A party with legitimate reason for not attending a scheduled arbitration is not without relief from the court’s entry of a non pros. In such an instance that party may file a petition for relief from the judgment of non pros. Pa.R.Civ.P. 8051. In appropriate cases, where the relief is warranted, the non pros will be removed and the ease can be relisted for arbitration. Thus, the entry of a judgment of non pros when neither party appears for a scheduled compulsory arbitration hearing, is fair to the parties and eliminates the unnecessary administrative burden of continuously carrying the case on the docket.

Having concluded that the trial court had the authority to enter the judgment of non pros, our scope of review is to determine whether the court abused its discretion by refusing to remove that judgment. The trial court found that Appellant failed to establish a reasonable explanation or legitimate excuse for her failure to appear. This ruling is fully supported in the record based upon the facts alleged by Appellant in her petition and amended petition. Furthermore, the plaintiff not only failed to appear but also has yet to file a Complaint. This inaction and the blatant ignoring of court processes is further support for both the entry of the judgment, and the denial of relief.
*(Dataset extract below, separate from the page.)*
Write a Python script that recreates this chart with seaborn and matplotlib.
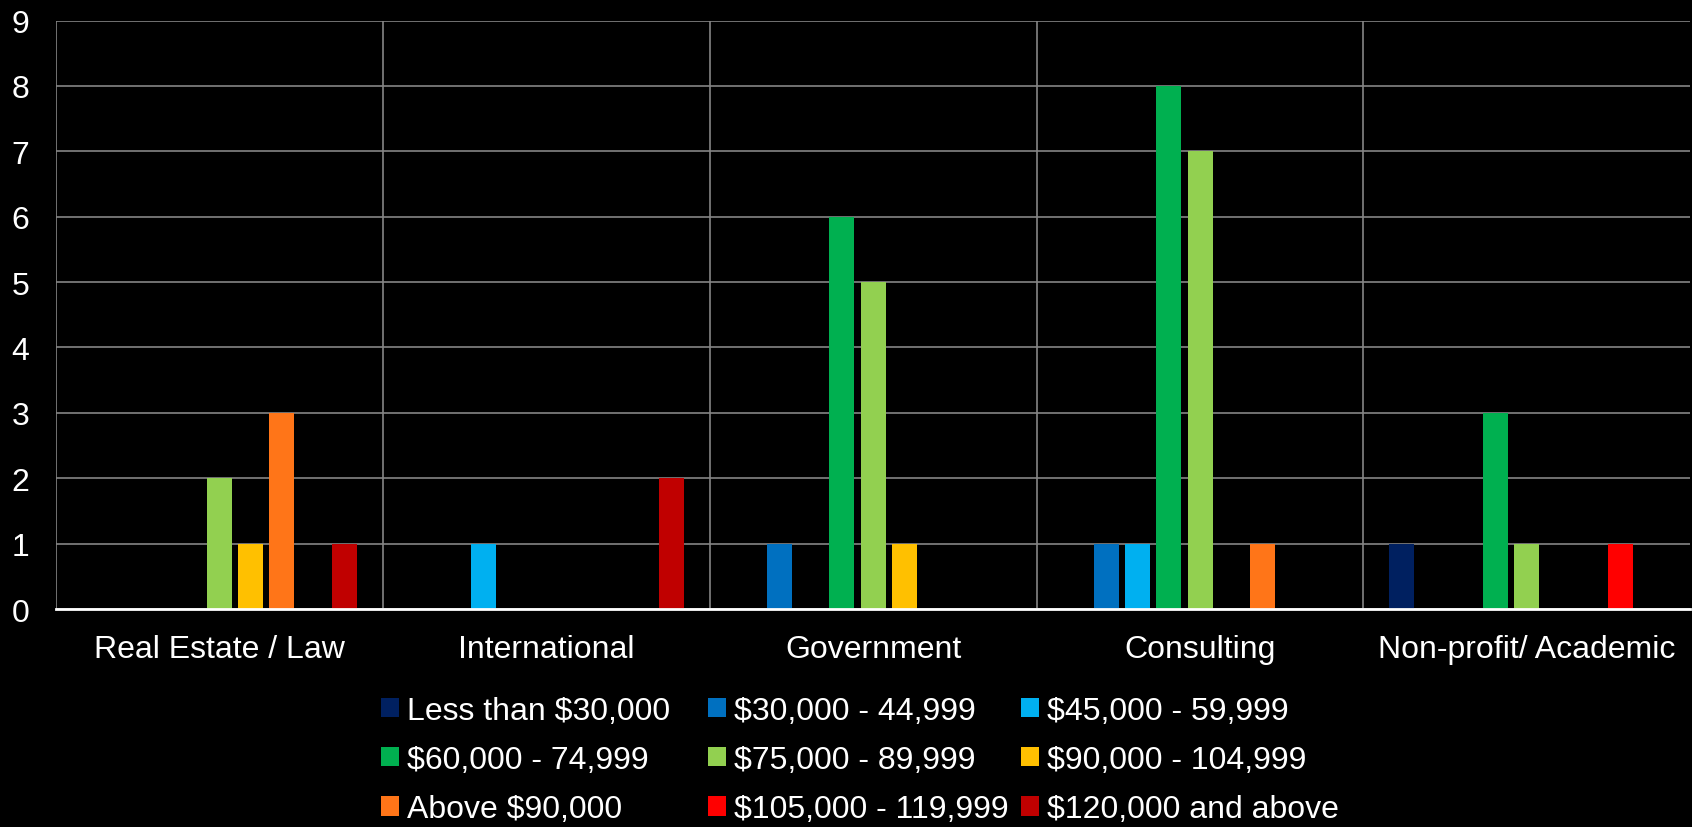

The result proposed by the' Majority, which allows the case to proceed to arbitration, fails to recognize the fact that a complaint has not been filed, and absent the filing, the specific facts of the case remain undisclosed. While the filing of the writ of summons in August of 1993, and its service, would act to toll the statute of limitations, the tolling can occur only if the writ was timely filed. This we are unable to discern absent the filing of a complaint. The record in this case does contain, as exhibits, reports from another treating dentist which indicate that Appellant was treated by Appellee some time before September 1991. If the injury occurred more than two years prior to the filing of the writ, a statute of limitations problem exists. The absence of a filed complaint in this matter leaves open this important matter. Further if the statute of limitations has expired, to remand the case to proceed to arbitration, as the Majority suggests, would be a waste of judicial resources. At the very least, we should not offer relief to a party who, for over three years, has not seen fit to draft a complaint, let alone file one. I dissent, and would affirm the court’s judgment.